A hole is left in one corner of the roof, under which the women build the mud fireplace, with its knob andirons and the column of pots with the bottoms knocked out which form the chimney. Over the fireplace, a chimney hood, usually supported on posts, is constructed of basket-work, plastered over with mud. A row of mealing stones slanted in sunken stone boxes in the floor must not be forgotten, and no one in Hopiland could set up housekeeping without a smooth stone slab to bake piki upon. Some of the houses have a low bench along one or two sides of the room which forms convenient seats. The windows are small, being often mere chinks, through which the curious spy without being seen. Stones are usually at hand, by means of which, and mud, windows and doors may be closed when the family go off on a rather protracted stay.

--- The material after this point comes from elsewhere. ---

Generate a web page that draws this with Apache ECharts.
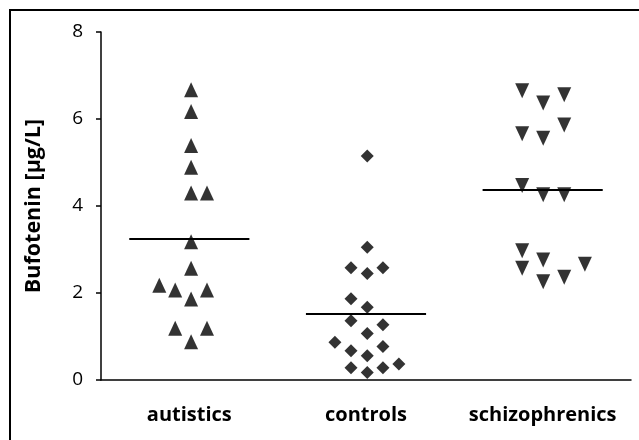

This one-room house is the nucleus of the village. When the daughters marry and require space for themselves, another house is built in front of and adjoining the first one, and a second story may be added to the original house. Thus the cluster grows, and around the spaces reserved for streets and plazas other clusters grow until they touch one another and rise three or four stories, the inner rooms being dark from [101] the addition to the later houses and these become storage places.

While the old houses were entered from the trapdoors in the roof, the new houses have doors at the ground level and often windows glazed in the most approved style. Frequently in the march of progress doors are cut into the old houses, and the streets begin to assume the appearance of a Mexican town; but the old nucleus buried under the successive buildings rarely shows and may be traced with difficulty. In winter the people withdraw from the exposed and retire to the old enclosed rooms, huddling together to keep warm, enlivening the confinement with many a song, legend, and story.

So much for the woman builders of Tusayan, to whom all honor.[1]

[1] One who desires to pursue this subject in more detail should consult Mindeleff’s paper on Pueblo Architecture in the 8th Annual Report Bureau American Ethnology, 1886-1887.